In a paper on women’s interracial friendships, presented by African American psychologist Althea Smith and White psychologist Stephanie Nickerson at a recent meeting of the Association of Women in Psychology, the authors asked, “How pervasive is racism in interracial friendships to-day?” Their short answer was “very.” For Smith and Nickerson, though, the solution was not in trying to teach women to be nonracist -— in today’s culture, that seemed to them impossible. Instead, they advocated that cross-race friends admit to each other their racial stereotypes. In that way, the air can at least be cleared. For example, many African American women believe that White women are “exploitative, condescending, incompetent, silly, or untrustworthy,” while many White women believe, at some level, that Blacks as a group are intellectually inferior to Whites. Nickerson and Smith concluded that for women’s cross-race relations to be lasting, both partners must have “good intentions about race relations and a commitment to improving race relations in society.”

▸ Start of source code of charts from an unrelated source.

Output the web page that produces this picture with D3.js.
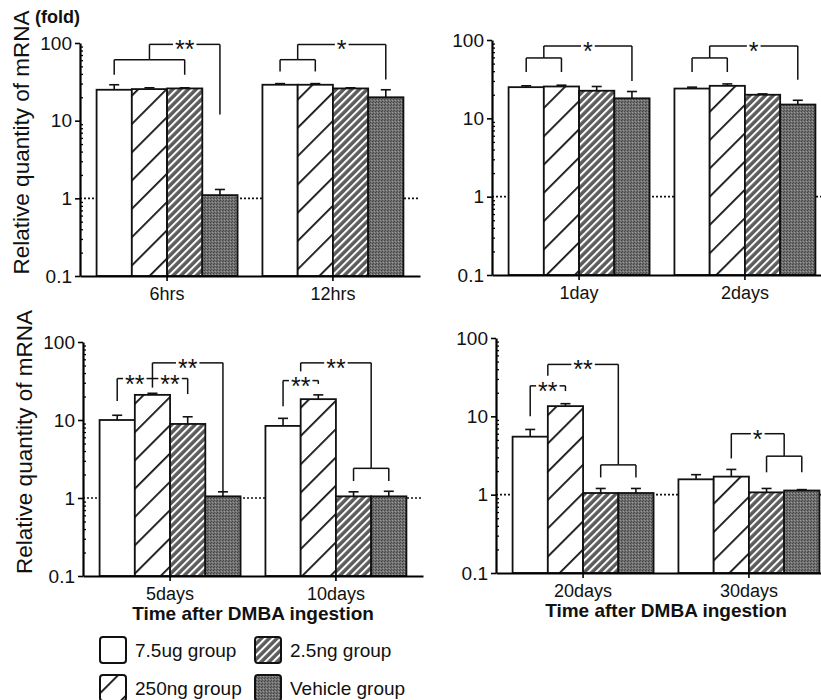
<!DOCTYPE html>
<html>
<head>
<meta charset="utf-8">
<script src="https://cdn.jsdelivr.net/npm/d3@7"></script>
<style>
  body { margin: 0; background: #fff; }
  text { font-family: "Liberation Sans", Arial, sans-serif; fill: #111; }
</style>
</head>
<body>
<div id="chart"></div>
<script>
const width = 821, height = 700;

// Data (fold, log scale)
const timePoints = ['6hrs', '12hrs', '1day', '2days', '5days', '10days', '20days', '30days'];
const groupNames = ['7.5ug group', '250ng group', '2.5ng group', 'Vehicle group'];

const mean75ug   = [25,   29,   25,   24,   10,   8.4,  5.5,  1.57];
const top75ug    = [29,   30,   26,   25,   11.5, 10.5, 6.8,  1.8];
const mean250ng  = [25.5, 29,   25.5, 26,   21,   18.5, 13.5, 1.7];
const top250ng   = [26.5, 30,   26.5, 27.5, 22,   21,   14.5, 2.1];
const mean25ng   = [26,   26,   22.5, 20,   8.9,  1.05, 1.05, 1.07];
const top25ng    = [26.5, 26.5, 25.5, 20.5, 11,   1.2,  1.2,  1.2];
const meanVeh    = [1.1,  20,   18,   15,   1.05, 1.05, 1.05, 1.13];
const topVeh     = [1.3,  25,   22,   17,   1.2,  1.22, 1.2,  1.16];

const yTicks = [0.1, 1, 10, 100];

// significance brackets: bar positions (0-3, may be fractional), level and leg ends in fold
const brackets = [
  { t: '6hrs',   x1: 0,   x2: 2, y: 61,  l1: 39,   l2: 39,   label: '' },
  { t: '6hrs',   x1: 1,   x2: 3, y: 96,  l1: 61,   l2: 12,   label: '**' },
  { t: '12hrs',  x1: 0,   x2: 1, y: 61,  l1: 43,   l2: 43,   label: '' },
  { t: '12hrs',  x1: 0.5, x2: 3, y: 96,  l1: 61,   l2: 34,   label: '*' },
  { t: '1day',   x1: 0,   x2: 1, y: 59,  l1: 39,   l2: 39,   label: '' },
  { t: '1day',   x1: 0.5, x2: 3, y: 84,  l1: 59,   l2: 30,   label: '*' },
  { t: '2days',  x1: 0,   x2: 1, y: 59,  l1: 39,   l2: 39,   label: '' },
  { t: '2days',  x1: 0.5, x2: 3, y: 84,  l1: 59,   l2: 31,   label: '*' },
  { t: '5days',  x1: 0,   x2: 1, y: 34,  l1: 17.5, l2: null, label: '**' },
  { t: '5days',  x1: 1,   x2: 2, y: 34,  l1: null, l2: 21.5, label: '**' },
  { t: '5days',  x1: 1,   x2: 3, y: 54,  l1: 26,   l2: 1.23, label: '**' },
  { t: '10days', x1: 0,   x2: 1, y: 32,  l1: 15,   l2: 29,   label: '**' },
  { t: '10days', x1: 2,   x2: 3, y: 2.4, l1: 1.65, l2: 1.65, label: '' },
  { t: '10days', x1: 0.5, x2: 2.5, y: 54, l1: 42,  l2: 2.4,  label: '**' },
  { t: '20days', x1: 0,   x2: 1, y: 24.5, l1: 10,  l2: 21,   label: '**' },
  { t: '20days', x1: 2,   x2: 3, y: 2.4, l1: 1.66, l2: 1.66, label: '' },
  { t: '20days', x1: 0.5, x2: 2.5, y: 46, l1: 33,  l2: 2.4,  label: '**' },
  { t: '30days', x1: 2,   x2: 3, y: 3.1, l1: 1.93, l2: 1.93, label: '' },
  { t: '30days', x1: 1,   x2: 2.5, y: 6, l1: 2.9,  l2: 3.1,  label: '*' }
];

const means = [mean75ug, mean250ng, mean25ng, meanVeh];
const tops = [top75ug, top250ng, top25ng, topVeh];
const fills = ['#fff', 'url(#p250)', 'url(#p25)', 'url(#pveh)'];

// panel layout
const panels = [
  { times: ['6hrs', '12hrs'],    xr: [80, 420],  yr: [276, 43],  ytitle: 1, xtitle: 0 },
  { times: ['1day', '2days'],    xr: [492, 832], yr: [275, 40],  ytitle: 0, xtitle: 0 },
  { times: ['5days', '10days'],  xr: [83, 423],  yr: [576, 342], ytitle: 1, xtitle: 1 },
  { times: ['20days', '30days'], xr: [496, 836], yr: [573, 338], ytitle: 0, xtitle: 1 }
];

const svg = d3.select('#chart').append('svg')
  .attr('width', width)
  .attr('height', height);

// fill patterns
const defs = svg.append('defs');
const p250 = defs.append('pattern').attr('id', 'p250')
  .attr('patternUnits', 'userSpaceOnUse').attr('width', 20).attr('height', 20)
  .attr('patternTransform', 'rotate(45)');
p250.append('rect').attr('width', 20).attr('height', 20).attr('fill', '#fff');
p250.append('rect').attr('x', 0).attr('width', 1.8).attr('height', 20).attr('fill', '#111');

const p25 = defs.append('pattern').attr('id', 'p25')
  .attr('patternUnits', 'userSpaceOnUse').attr('width', 5.5).attr('height', 5.5)
  .attr('patternTransform', 'rotate(45)');
p25.append('rect').attr('width', 5.5).attr('height', 5.5).attr('fill', '#5c5c5c');
p25.append('rect').attr('x', 0).attr('width', 2).attr('height', 5.5).attr('fill', '#fff');

const pveh = defs.append('pattern').attr('id', 'pveh')
  .attr('patternUnits', 'userSpaceOnUse').attr('width', 3).attr('height', 3);
pveh.append('rect').attr('width', 3).attr('height', 3).attr('fill', '#707070');
pveh.append('rect').attr('x', 0).attr('y', 0).attr('width', 1).attr('height', 1).attr('fill', '#444');
pveh.append('rect').attr('x', 2).attr('y', 1).attr('width', 1).attr('height', 1).attr('fill', '#999');
pveh.append('rect').attr('x', 1).attr('y', 2).attr('width', 1).attr('height', 1).attr('fill', '#4a4a4a');

panels.forEach(p => {
  const g = svg.append('g');

  const x = d3.scaleBand().domain(p.times).range(p.xr)
    .paddingInner(0.15).paddingOuter(0.1);
  const xb = d3.scaleBand().domain(d3.range(groupNames.length)).range([0, x.bandwidth()]);
  const y = d3.scaleLog().domain([0.1, 100]).range(p.yr);
  const barX = (t, b) => x(t) + xb.step() * (b + 0.5);

  // dotted reference at 1-fold
  g.append('line')
    .attr('x1', p.xr[0]).attr('x2', p.xr[1])
    .attr('y1', y(1)).attr('y2', y(1))
    .attr('stroke', '#111').attr('stroke-width', 1.6)
    .attr('stroke-dasharray', '2,2');

  // bars
  const rows = [];
  p.times.forEach(t => {
    const i = timePoints.indexOf(t);
    groupNames.forEach((s, k) => rows.push({ t, k, v: means[k][i], top: tops[k][i] }));
  });

  g.append('g').selectAll('rect')
    .data(rows)
    .enter()
    .append('rect')
    .attr('x', d => x(d.t) + xb(d.k))
    .attr('width', xb.bandwidth())
    .attr('y', d => y(d.v))
    .attr('height', d => y(0.1) - y(d.v))
    .attr('fill', d => fills[d.k])
    .attr('stroke', '#111')
    .attr('stroke-width', 1.8);

  // error bars (upper only)
  const err = g.append('g').attr('stroke', '#111').attr('stroke-width', 1.6);
  err.selectAll('line.v')
    .data(rows)
    .enter()
    .append('line')
    .attr('x1', d => barX(d.t, d.k)).attr('x2', d => barX(d.t, d.k))
    .attr('y1', d => y(d.v)).attr('y2', d => y(d.top));
  err.selectAll('line.c')
    .data(rows)
    .enter()
    .append('line')
    .attr('x1', d => barX(d.t, d.k) - 5).attr('x2', d => barX(d.t, d.k) + 5)
    .attr('y1', d => y(d.top)).attr('y2', d => y(d.top));

  // axes
  const yAxis = g.append('g')
    .attr('transform', `translate(${p.xr[0]},0)`)
    .call(d3.axisLeft(y).tickValues(yTicks).tickFormat(d3.format('~g')).tickSize(5).tickSizeOuter(0));
  yAxis.select('.domain').attr('stroke-width', 2.2);
  yAxis.selectAll('.tick line').attr('stroke-width', 1.6);
  yAxis.selectAll('.tick text').attr('font-size', 19).attr('x', -8);

  const minor = [];
  [0.1, 1, 10].forEach(dec => d3.range(2, 10).forEach(m => minor.push(dec * m)));
  const yMinor = g.append('g')
    .attr('transform', `translate(${p.xr[0]},0)`)
    .call(d3.axisRight(y).tickValues(minor).tickFormat('').tickSize(3));
  yMinor.select('.domain').remove();
  yMinor.selectAll('.tick line').attr('stroke-width', 1.3);

  const xAxis = g.append('g')
    .attr('transform', `translate(0,${y(0.1)})`)
    .call(d3.axisBottom(x).tickSize(5).tickSizeOuter(0));
  xAxis.select('.domain').attr('stroke-width', 2);
  xAxis.selectAll('.tick line').attr('stroke-width', 1.6);
  xAxis.selectAll('.tick text').attr('font-size', 18).attr('dy', '0.9em');

  // brackets
  const br = g.append('g').attr('stroke', '#111').attr('stroke-width', 1.5).attr('fill', 'none');
  brackets.filter(b => p.times.includes(b.t)).forEach(b => {
    const xa = barX(b.t, b.x1), xc = barX(b.t, b.x2), yl = y(b.y);
    let gapL = (xa + xc) / 2, gapR = gapL;
    if (b.label) {
      const lab = g.append('text')
        .attr('x', (xa + xc) / 2).attr('y', yl + 14)
        .attr('text-anchor', 'middle')
        .attr('font-size', 25)
        .attr('letter-spacing', 0)
        .text(b.label);
      const w = lab.node().getComputedTextLength();
      gapL = (xa + xc) / 2 - w / 2 - 2;
      gapR = (xa + xc) / 2 + w / 2 + 2;
    }
    br.append('line').attr('x1', xa).attr('x2', gapL).attr('y1', yl).attr('y2', yl);
    br.append('line').attr('x1', gapR).attr('x2', xc).attr('y1', yl).attr('y2', yl);
    if (b.l1 != null) br.append('line').attr('x1', xa).attr('x2', xa).attr('y1', yl).attr('y2', y(b.l1));
    if (b.l2 != null) br.append('line').attr('x1', xc).attr('x2', xc).attr('y1', yl).attr('y2', y(b.l2));
  });

  // titles
  if (p.ytitle) {
    g.append('text')
      .attr('transform', `translate(${p.xr[0] - 51},${(p.yr[0] + p.yr[1]) / 2 - 17}) rotate(-90)`)
      .attr('text-anchor', 'middle')
      .attr('font-size', 22.5)
      .text('Relative quantity of mRNA');
  }
  if (p.xtitle) {
    g.append('text')
      .attr('x', x(p.times[0]) + (x(p.times[1]) + x.bandwidth() - x(p.times[0])) / 2)
      .attr('y', y(0.1) + 44)
      .attr('text-anchor', 'middle')
      .attr('font-size', 19)
      .attr('font-weight', 'bold')
      .text('Time after DMBA ingestion');
  }
});

svg.append('text')
  .attr('x', 35).attr('y', 23)
  .attr('font-size', 18)
  .attr('font-weight', 'bold')
  .text('(fold)');

// legend
const legend = svg.append('g');
groupNames.forEach((name, k) => {
  const col = k < 2 ? 0 : 1;
  const row = k % 2;
  const lx = 100 + col * 155, ly = 637 + row * 38;
  legend.append('rect')
    .attr('x', lx).attr('y', ly)
    .attr('width', 26).attr('height', 26)
    .attr('rx', 3)
    .attr('fill', fills[k])
    .attr('stroke', '#111')
    .attr('stroke-width', 2);
  legend.append('text')
    .attr('x', lx + 35).attr('y', ly + 13)
    .attr('dy', '0.35em')
    .attr('font-size', 19)
    .text(name);
});
</script>
</body>
</html>
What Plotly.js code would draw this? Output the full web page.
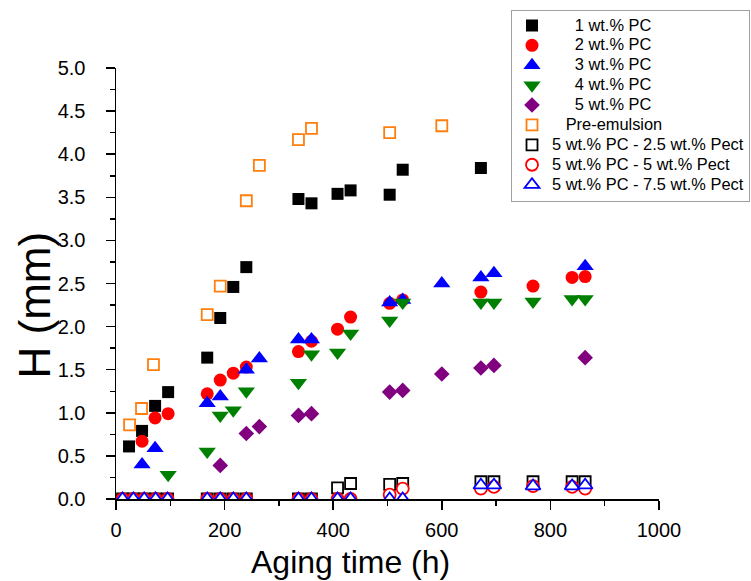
<!DOCTYPE html>
<html>
<head>
<meta charset="utf-8">
<script src="https://cdn.plot.ly/plotly-3.0.1.min.js"></script>
<style>html,body{margin:0;padding:0;background:#fff;}#chart{width:751px;height:581px;}</style>
</head>
<body>
<div id="chart"></div>
<script>
// Aging time (h) and creaming height H (mm) per formulation
const t_pc1 = [24, 48, 72, 96, 168, 192, 216, 240, 336, 360, 408, 432, 504, 528, 672];
const h_pc1 = [0.61, 0.79, 1.08, 1.24, 1.64, 2.10, 2.46, 2.69, 3.48, 3.43, 3.54, 3.58, 3.53, 3.82, 3.84];
const t_pc2 = [48, 72, 96, 168, 192, 216, 240, 336, 360, 408, 432, 504, 528, 672, 768, 840, 864];
const h_pc2 = [0.67, 0.94, 0.99, 1.22, 1.38, 1.46, 1.53, 1.71, 1.83, 1.97, 2.11, 2.27, 2.31, 2.40, 2.47, 2.57, 2.58];
const t_pc3 = [48, 72, 168, 192, 240, 264, 336, 360, 504, 528, 600, 672, 696, 864];
const h_pc3 = [0.40, 0.59, 1.11, 1.19, 1.50, 1.63, 1.85, 1.85, 2.28, 2.31, 2.50, 2.57, 2.62, 2.70];
const t_pc4 = [96, 168, 192, 216, 240, 336, 360, 408, 432, 504, 528, 672, 696, 768, 840, 864];
const h_pc4 = [0.28, 0.55, 0.97, 1.03, 1.25, 1.35, 1.68, 1.70, 1.92, 2.07, 2.28, 2.28, 2.28, 2.29, 2.32, 2.32];
const t_pc5 = [72, 192, 240, 264, 336, 360, 504, 528, 600, 672, 696, 864];
const h_pc5 = [0.00, 0.39, 0.76, 0.84, 0.97, 0.99, 1.24, 1.26, 1.45, 1.52, 1.55, 1.64];
const t_pre = [25, 47, 69, 168, 192, 240, 264, 336, 360, 504, 600];
const h_pre = [0.86, 1.05, 1.56, 2.14, 2.47, 3.46, 3.87, 4.17, 4.30, 4.25, 4.33];
const t_pect = [12, 32, 52, 73, 95, 168, 192, 216, 240, 336, 360, 408, 432, 504, 528, 672, 696, 768, 840, 864];
const h_pect25 = [0, 0, 0, 0, 0, 0, 0, 0, 0, 0, 0, 0.13, 0.18, 0.17, 0.18, 0.20, 0.20, 0.20, 0.20, 0.20];
const h_pect5  = [0, 0, 0, 0, 0, 0, 0, 0, 0, 0, 0, 0, 0, 0.05, 0.12, 0.12, 0.14, 0.15, 0.14, 0.12];
const h_pect75 = [0, 0, 0, 0, 0, 0, 0, 0, 0, 0, 0, 0, 0, 0, 0, 0.16, 0.16, 0.15, 0.15, 0.16];

const labels = [
  "\u00a0\u00a0\u00a0\u00a0\u00a01 wt.% PC",
  "\u00a0\u00a0\u00a0\u00a0\u00a02 wt.% PC",
  "\u00a0\u00a0\u00a0\u00a0\u00a03 wt.% PC",
  "\u00a0\u00a0\u00a0\u00a0\u00a04 wt.% PC",
  "\u00a0\u00a0\u00a0\u00a0\u00a05 wt.% PC",
  "\u00a0\u00a0\u00a0Pre-emulsion",
  "5 wt.% PC - 2.5 wt.% Pect",
  "5 wt.% PC - 5 wt.% Pect",
  "5 wt.% PC - 7.5 wt.% Pect"
];
const names = labels.map(s => '<span style="font-size:16.4px">' + s + '</span>');

function filled(x, y, name, sym, color, size) {
  return {x: x, y: y, name: name, type: 'scatter', mode: 'markers',
    marker: {symbol: sym, color: color, size: size, line: {width: 0}}};
}
function hollow(x, y, name, sym, color, size) {
  return {x: x, y: y, name: name, type: 'scatter', mode: 'markers',
    marker: {symbol: sym, color: '#ffffff', size: size, line: {width: 1.8, color: color}}};
}

const data = [
  filled(t_pc1, h_pc1, names[0], 'square', '#000000', 12),
  filled(t_pc2, h_pc2, names[1], 'circle', '#ff0000', 13),
  filled(t_pc3, h_pc3, names[2], 'triangle-up', '#0000ff', 15),
  filled(t_pc4, h_pc4, names[3], 'triangle-down', '#008000', 15),
  filled(t_pc5, h_pc5, names[4], 'diamond', '#800080', 12),
  hollow(t_pre, h_pre, names[5], 'square', '#ff7f0e', 11),
  hollow(t_pect, h_pect25, names[6], 'square', '#000000', 11),
  hollow(t_pect, h_pect5, names[7], 'circle', '#ff0000', 12),
  hollow(t_pect, h_pect75, names[8], 'triangle-up', '#0000ff', 13)
];

const font = 'Liberation Sans, Arial, sans-serif';
const layout = {
  width: 751, height: 581,
  margin: {l: 116, r: 92, t: 68, b: 82, autoexpand: false},
  paper_bgcolor: '#ffffff', plot_bgcolor: '#ffffff',
  font: {family: font, color: '#000000'},
  showlegend: true,
  legend: {
    x: (750 - 116) / 543, y: (499.5 - 10) / 431, xanchor: 'right', yanchor: 'top',
    bgcolor: '#ffffff', bordercolor: '#a0a0a0', borderwidth: 1,
    font: {family: font, size: 13, color: '#000000'},
    tracegroupgap: 0
  },
  xaxis: {
    range: [0, 1000], showgrid: false, zeroline: false,
    showline: true, linecolor: '#000000', linewidth: 1.5, mirror: false,
    ticks: 'outside', ticklen: 9, tickwidth: 1.5, tickcolor: '#000000',
    dtick: 200, tick0: 0,
    tickfont: {family: font, size: 20, color: '#000000'},
    ticklabelstandoff: 3,
    minor: {dtick: 100, ticks: 'outside', ticklen: 5, tickwidth: 1.5, tickcolor: '#000000', showgrid: false}
  },
  yaxis: {
    range: [0, 5], showgrid: false, zeroline: false,
    showline: true, linecolor: '#000000', linewidth: 1.5, mirror: false,
    ticks: 'outside', ticklen: 9, tickwidth: 1.5, tickcolor: '#000000',
    dtick: 0.5, tick0: 0, tickformat: '.1f',
    tickfont: {family: font, size: 20, color: '#000000'},
    ticklabelstandoff: 16,
    minor: {dtick: 0.25, ticks: 'outside', ticklen: 5, tickwidth: 1.5, tickcolor: '#000000', showgrid: false}
  },
  annotations: [
    {text: 'Aging time (h)', xref: 'paper', yref: 'paper',
     x: (350 - 116) / 543, y: -(562 - 499.5) / 431,
     xanchor: 'center', yanchor: 'middle', showarrow: false,
     font: {family: font, size: 32, color: '#000000'}},
    {text: 'H (mm)', xref: 'paper', yref: 'paper',
     x: (34 - 116) / 543, y: (499.5 - 306) / 431,
     xanchor: 'center', yanchor: 'middle', showarrow: false, textangle: -90,
     font: {family: font, size: 44, color: '#000000'}}
  ]
};

Plotly.newPlot('chart', data, layout, {displayModeBar: false, staticPlot: true});
</script>
</body>
</html>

While we’ve covered a lot of issues pertaining to interracial friendships in this chapter, we have unfortunately barely scratched the surface. There are simply too many variables to consider them all, too many circumstances under which European American and African American women can run into conflict or come together. As America changes, so too does the nature of both men’s and women’s cross-race relationships. Yet, historically, little attention has been paid to the many ways in which interracial relations differ by gender. Over shared cups of coffee in the workplace, while doing laundry, or making baby-sitting arrangements, women often connect in ways that are at once intimate and mundane. As the less empowered members of society, and therefore those with more to gain and less to lose, the women, rather than the more politically entrenched men, may well be the ones to find the keys to future racial harmony.